J’ai lu que 30 milliards d’euros d’aide gouvernementale sont alloués aux personnes touchées par les inondations, pour la reconstruction de la vallée de l’Ahr. Je lis dans les journaux que les communautés sont toujours traumatisées. Comment les enfants ont peur de retourner dans la même maison où ils ont failli se noyer dans leur lit. Je lis comment les gens pleurent la perte de leurs villes centenaires. J’espère et je souhaite que cette douleur permette aux gens de voir la douleur et la lutte des communautés qui sont en train de sombrer en ce moment dans d’autres parties du monde. Des langues et des cultures qui vont être noyées à cause de l’élévation du niveau de la mer. Les souvenirs et le mode de vie de générations entières seront complètement altérés et détruits. J’espère que nous n’en serions jamais arrivés à ce point où les impacts climatiques dévastateurs atteignent même les endroits les plus improbables. Mais, maintenant que nous y sommes, j’espère profondément que les gens saisissent cette opportunité de souffrance personnelle, de perte plus proche de leur communauté pour se rapprocher de ceux qui souffrent déjà depuis si longtemps. J’espère que les gens se rendent compte qu’il s’agit d’un seul et même combat. Après l’inondation, j’ai vu l’un des principaux politiciens allemands dire : « Ce genre d’inondations va se produire plus souvent, vous devez vous y habituer ». J’espère que nous réalisons que personne ne peut nous dire de nous habituer à de telles pertes. Nous nous sommes déjà habitués à tant de souffrances autour de nous.

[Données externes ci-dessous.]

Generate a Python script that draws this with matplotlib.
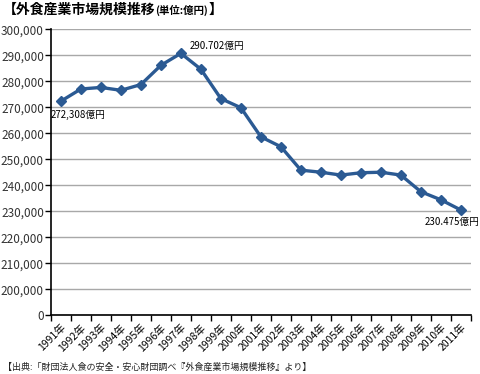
import numpy as np
import matplotlib
matplotlib.use("Agg")
import matplotlib.pyplot as plt
from matplotlib.ticker import FixedLocator

plt.rcParams['font.family'] = ['Noto Sans CJK JP', 'DejaVu Sans']

years = [str(y) + "年" for y in range(1991, 2012)]
market = [272308, 277000, 277600, 276500, 278700, 286100, 290702, 284600,
          273300, 269800, 258600, 254800, 245800, 245000, 243900, 244800,
          245000, 243900, 237500, 234400, 230475]

# y axis is broken: the lowest tick stands for 0
y_ticks = list(range(190000, 300001, 10000))
y_labels = ["0"] + ["{:,}".format(v) for v in y_ticks[1:]]

notes = [(0, "272,308億円", (-10, -14)),
         (6, "290.702億円", (9, 7)),
         (20, "230.475億円", (-36, -12))]

fig = plt.figure(figsize=(4.8, 3.74), dpi=100)
ax = fig.add_axes([0.106, 0.157, 0.875, 0.765])

x = np.arange(len(years))
ax.plot(x, market, color="#2b5a93", lw=2.4, marker="D", ms=5.5,
        markeredgecolor="#2b5a93", zorder=3)

ax.set_xlim(-0.5, len(years) - 0.5)
ax.set_ylim(190000, 300000)

ax.set_yticks(y_ticks)
ax.set_yticklabels(y_labels, fontsize=8.5, color="#333333")
ax.yaxis.grid(True, color="#a8a8a8", lw=1)
ax.set_axisbelow(True)

# ticks at category edges, labels at centers
ax.xaxis.set_major_locator(FixedLocator(np.arange(-0.5, len(years), 1)))
ax.set_xticklabels([])
ax.set_xticks(x, minor=True)
ax.set_xticklabels(years, minor=True, rotation=45, ha="right",
                   rotation_mode="anchor", fontsize=7.5)
ax.tick_params(axis="x", which="major", length=4, width=1)
ax.tick_params(axis="x", which="minor", length=0, pad=5)
ax.tick_params(axis="y", length=4, width=1, pad=1)

for s in ["top", "right"]:
    ax.spines[s].set_visible(False)
for s in ["left", "bottom"]:
    ax.spines[s].set_linewidth(1.2)

for i, txt, off in notes:
    ax.annotate(txt, (i, market[i]), xytext=off, textcoords="offset pixels",
                fontsize=7, ha="left", va="center")

# title in three pieces, the unit part smaller
t1 = fig.text(0.006, 0.974, "【外食産業市場規模推移", fontsize=10,
              fontweight="bold", va="center", ha="left")
fig.canvas.draw()
r = fig.canvas.get_renderer()
x1 = fig.transFigure.inverted().transform(t1.get_window_extent(r))[1][0]
t2 = fig.text(x1, 0.972, "(単位:億円)", fontsize=7.5, fontweight="bold",
              va="center", ha="left")
x2 = fig.transFigure.inverted().transform(t2.get_window_extent(r))[1][0]
fig.text(x2, 0.974, "】", fontsize=10, fontweight="bold",
         va="center", ha="left")

fig.text(0.006, 0.018, "【出典:「財団法人食の安全・安心財団調べ『外食産業市場規模推移』より】",
         fontsize=6.5, va="center", ha="left", color="#222222")

fig.savefig("out.png", dpi=100)
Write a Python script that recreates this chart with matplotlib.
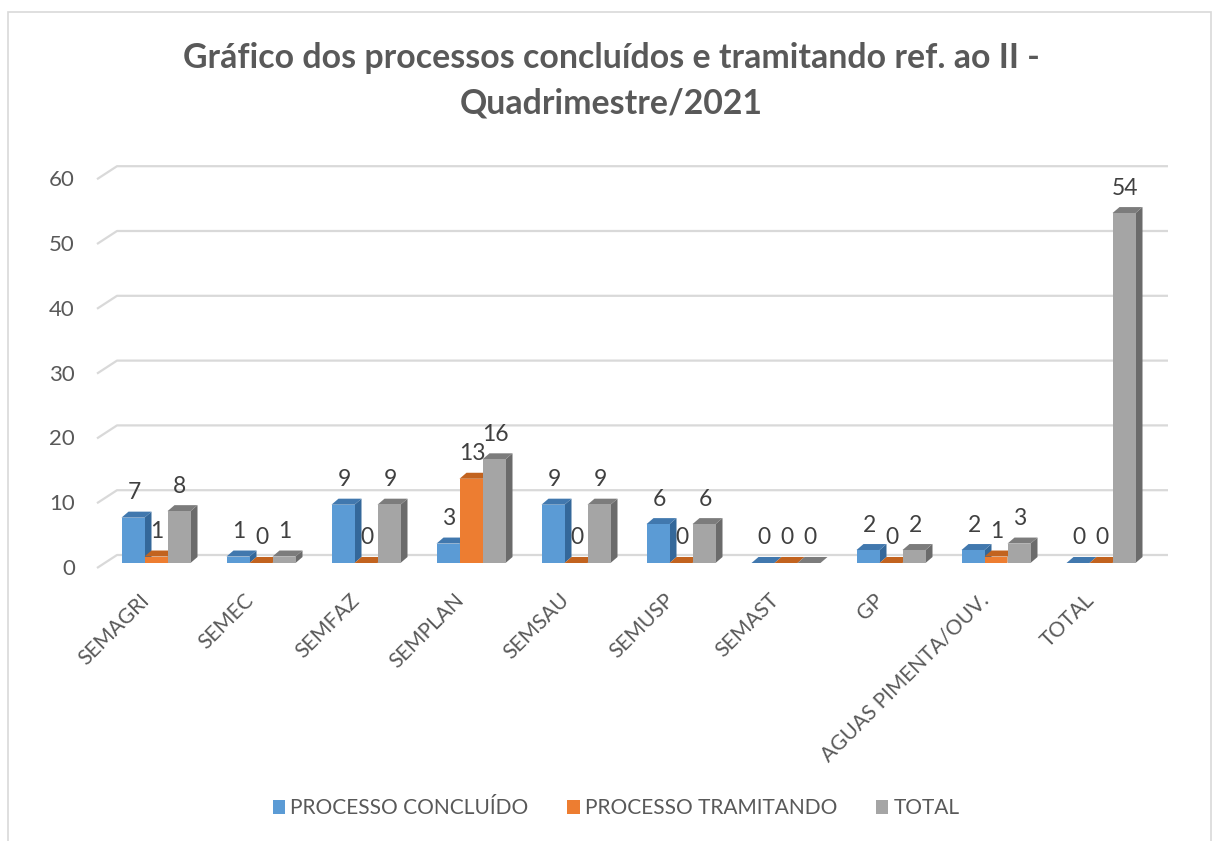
import matplotlib
matplotlib.use("Agg")
import matplotlib.pyplot as plt
from matplotlib.patches import Polygon, Rectangle, Patch

plt.rcParams['font.family'] = ['Lato', 'DejaVu Sans']

categorias = ["SEMAGRI", "SEMEC", "SEMFAZ", "SEMPLAN", "SEMSAU", "SEMUSP",
              "SEMAST", "GP", "AGUAS PIMENTA/OUV.", "TOTAL"]
concluido = [7, 1, 9, 3, 9, 6, 0, 2, 2, 0]
tramitando = [1, 0, 0, 13, 0, 0, 0, 0, 1, 0]
total = [8, 1, 9, 16, 9, 6, 0, 2, 3, 54]
nomes = ["PROCESSO CONCLUÍDO", "PROCESSO TRAMITANDO", "TOTAL"]
yticks = [0, 10, 20, 30, 40, 50, 60]

# front / top / side colours of each series
cores = [("#5B9BD5", "#4178AE", "#34689A"),
         ("#ED7D31", "#C2631F", "#A9561C"),
         ("#A5A5A5", "#7C7C7C", "#6B6B6B")]

W, H = 1214, 841
fig = plt.figure(figsize=(W / 100, H / 100), dpi=100)

# plot area in pixels (left, right, top, bottom)
L, R, T, B = 40, 1180, 150, 620
ax = fig.add_axes([L / W, 1 - B / H, (R - L) / W, (B - T) / H])
PXU = 6.48     # pixels per unit
PXC = 105.0    # pixels per category
x0px, y0px = 156, 563
ax.set_xlim((L - x0px) / PXC, (R - x0px) / PXC)
ax.set_ylim((y0px - B) / PXU, (y0px - T) / PXU)
ax.axis('off')

def px_x(p):
    return p / PXC

def px_y(p):
    return p / PXU

# back wall gridlines with the slanted edge
x_front = (97 - x0px) / PXC
x_back = (117 - x0px) / PXC
x_end = (1168 - x0px) / PXC
off_front = -px_y(5)
off_back = px_y(8)
for v in yticks:
    ax.plot([x_front, x_back, x_end], [v + off_front, v + off_back, v + off_back],
            color="#d9d9d9", lw=1.6, zorder=1, solid_capstyle='butt')
    ax.text(px_x(75 - x0px), v + off_front - px_y(1), str(v), ha='right', va='center',
            fontsize=16, color="#595959")

w = px_x(23)
dx = px_x(7)
dy = px_y(6)
series = [concluido, tramitando, total]
z = 2
for i in range(len(categorias)):
    for k, vals in enumerate(series):
        v = vals[i]
        fc, tc, sc = cores[k]
        xa = i + (k - 1) * w - w / 2
        xb = xa + w
        ax.add_patch(Polygon([(xb, 0), (xb + dx, dy), (xb + dx, v + dy), (xb, v)],
                             closed=True, facecolor=sc, edgecolor='none', zorder=z))
        ax.add_patch(Polygon([(xa, v), (xb, v), (xb + dx, v + dy), (xa + dx, v + dy)],
                             closed=True, facecolor=tc, edgecolor='none', zorder=z + 1))
        if v > 0:
            ax.add_patch(Rectangle((xa, 0), w, v, facecolor=fc, edgecolor='none', zorder=z + 2))
        z += 3
        ax.text((xa + xb) / 2 + px_x(1), v + px_y(25), str(v), ha='center', va='center',
                fontsize=16.5, color="#404040", zorder=200)
    ax.text(i - px_x(3), -px_y(27), categorias[i], rotation=45, ha='right', va='top',
            fontsize=15, color="#595959")

fig.text(611 / W, 1 - 58 / H, "Gráfico dos processos concluídos e tramitando ref. ao II -",
         ha='center', va='center', fontsize=24.4, fontweight='bold', color="#595959")
fig.text(611 / W, 1 - 103 / H, "Quadrimestre/2021",
         ha='center', va='center', fontsize=24.4, fontweight='bold', color="#595959")

handles = [Patch(facecolor=c[0], edgecolor='none') for c in cores]
fig.legend(handles, nomes, loc='center', bbox_to_anchor=(616 / W, 1 - 808 / H), ncol=3,
           frameon=False, fontsize=15, handlelength=0.6, handleheight=0.65,
           handletextpad=0.25, columnspacing=1.85, labelcolor="#595959")

fig.patches.append(Rectangle((8 / W, -0.05), (1211 - 8) / W, 1 - 12 / H + 0.05,
                             transform=fig.transFigure, fill=False,
                             edgecolor="#d9d9d9", lw=1.2))

fig.savefig("out.png", dpi=100)
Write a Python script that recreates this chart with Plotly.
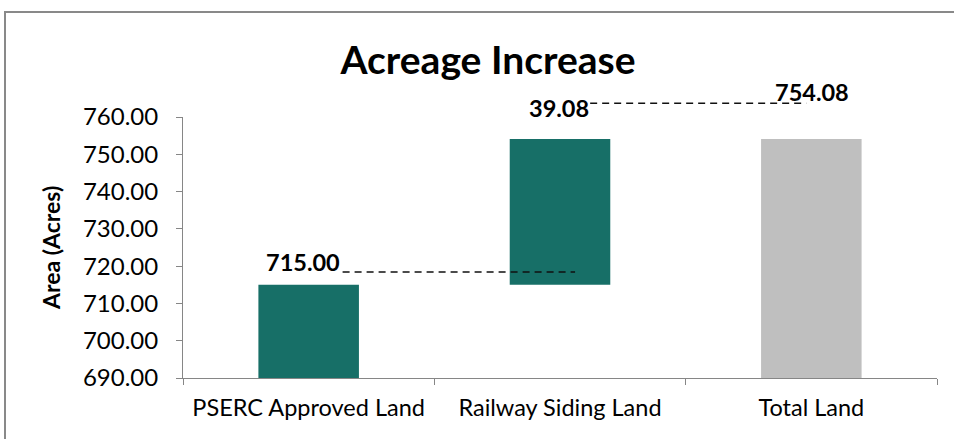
import plotly.graph_objects as go

categories = ["PSERC Approved Land", "Railway Siding Land", "Total Land"]
approved = 715.00
railway = 39.08
total = approved + railway  # 754.08
bar_heights = [approved, railway, total]
bar_bases = [0, approved, 0]
bar_colors = ["#176F67", "#176F67", "#BFBFBF"]
label_texts = [f"{approved:.2f}", f"{railway:.2f}", f"{total:.2f}"]
label_tops = [approved, total, total]
y_ticks = [690, 700, 710, 720, 730, 740, 750, 760]

FONT = "Lato"
W, H = 954, 439
L, R, T, B = 183, 17, 117, 61
ymin, ymax = 690, 760

fig = go.Figure()
fig.add_trace(go.Bar(
    x=categories, y=bar_heights, base=bar_bases,
    marker=dict(color=bar_colors, line=dict(width=0)),
    width=0.4, hoverinfo="skip",
))

# data labels
label_shift = [(-6, 23), (-1, 31), (1, 47)]
for i, (c, t, yv) in enumerate(zip(categories, label_texts, label_tops)):
    fig.add_annotation(x=c, y=yv, text=f"<b>{t}</b>", showarrow=False,
                       xshift=label_shift[i][0], yshift=label_shift[i][1],
                       font=dict(family=FONT, size=23.5, color="#000000"))

def cx(pos):
    return (pos + 0.5) / len(categories)

def py(v):
    return (v - ymin) / (ymax - ymin)

# connector dashed lines
fig.add_shape(type="line", xref="paper", yref="paper",
              x0=cx(0.135), x1=cx(1.06), y0=py(approved + 3.4), y1=py(approved + 3.4),
              line=dict(color="#111111", width=1.5, dash="7px,5px"))
fig.add_shape(type="line", xref="paper", yref="paper",
              x0=cx(1.12), x1=cx(1.98), y0=py(total + 9.6), y1=py(total + 9.6),
              line=dict(color="#111111", width=1.5, dash="7px,5px"))

# outer chart border
pw, ph = W - L - R, H - T - B
def px_x(p):
    return (p - L) / pw
def px_y(p):
    return (H - B - p) / ph
fig.add_shape(type="rect", xref="paper", yref="paper",
              x0=px_x(5), x1=px_x(W + 60), y0=px_y(H + 60), y1=px_y(12),
              line=dict(color="#898989", width=2), fillcolor="rgba(0,0,0,0)", layer="below")

# y axis title
fig.add_annotation(xref="paper", yref="paper", x=px_x(35), y=px_y(248),
                   text="<b>Area (Acres)</b>", textangle=-90, showarrow=False,
                   font=dict(family=FONT, size=23, color="#000000"))

fig.update_layout(
    width=W, height=H,
    margin=dict(l=L, r=R, t=T, b=B),
    paper_bgcolor="white", plot_bgcolor="white",
    showlegend=False,
    bargap=0.6,
    title=dict(text="<b>Acreage Increase</b>", x=488 / W, xanchor="center",
               xref="container", yref="container", y=1 - 60 / H, yanchor="middle",
               font=dict(family=FONT, size=39, color="#000000")),
    font=dict(family=FONT, color="#000000"),
)
fig.update_xaxes(showline=True, linecolor="#868686", linewidth=1,
                 ticks="outside", tickson="boundaries", ticklen=6, tickcolor="#868686",
                 tickfont=dict(family=FONT, size=23.5, color="#000000"),
                 ticklabelstandoff=9, showgrid=False, zeroline=False)
fig.update_yaxes(range=[ymin, ymax], tickvals=y_ticks,
                 ticktext=[f"{v:.2f}" for v in y_ticks],
                 showline=True, linecolor="#868686", linewidth=1,
                 ticks="outside", ticklen=6, tickcolor="#868686",
                 tickfont=dict(family=FONT, size=24, color="#000000"),
                 ticklabelstandoff=13, showgrid=False, zeroline=False)

fig.write_html("out.html", config={"displayModeBar": False})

J’espère que ce n’est pas seulement lorsque les inondations frappent ici, au cœur de l’Europe, que vous pensez au Bangladesh. Je veux que vous pensiez au Bangladesh lorsque les gouvernements retardent l’élimination progressive du charbon, lorsque les grandes entreprises de charbon détruisent les villages et les forêts de votre pays, lorsque les compagnies aériennes reçoivent d’importantes subventions gouvernementales. L’existence du monde entier est liée à quelques fils invisibles et nous avons le pouvoir de changer cela.

Allons-y.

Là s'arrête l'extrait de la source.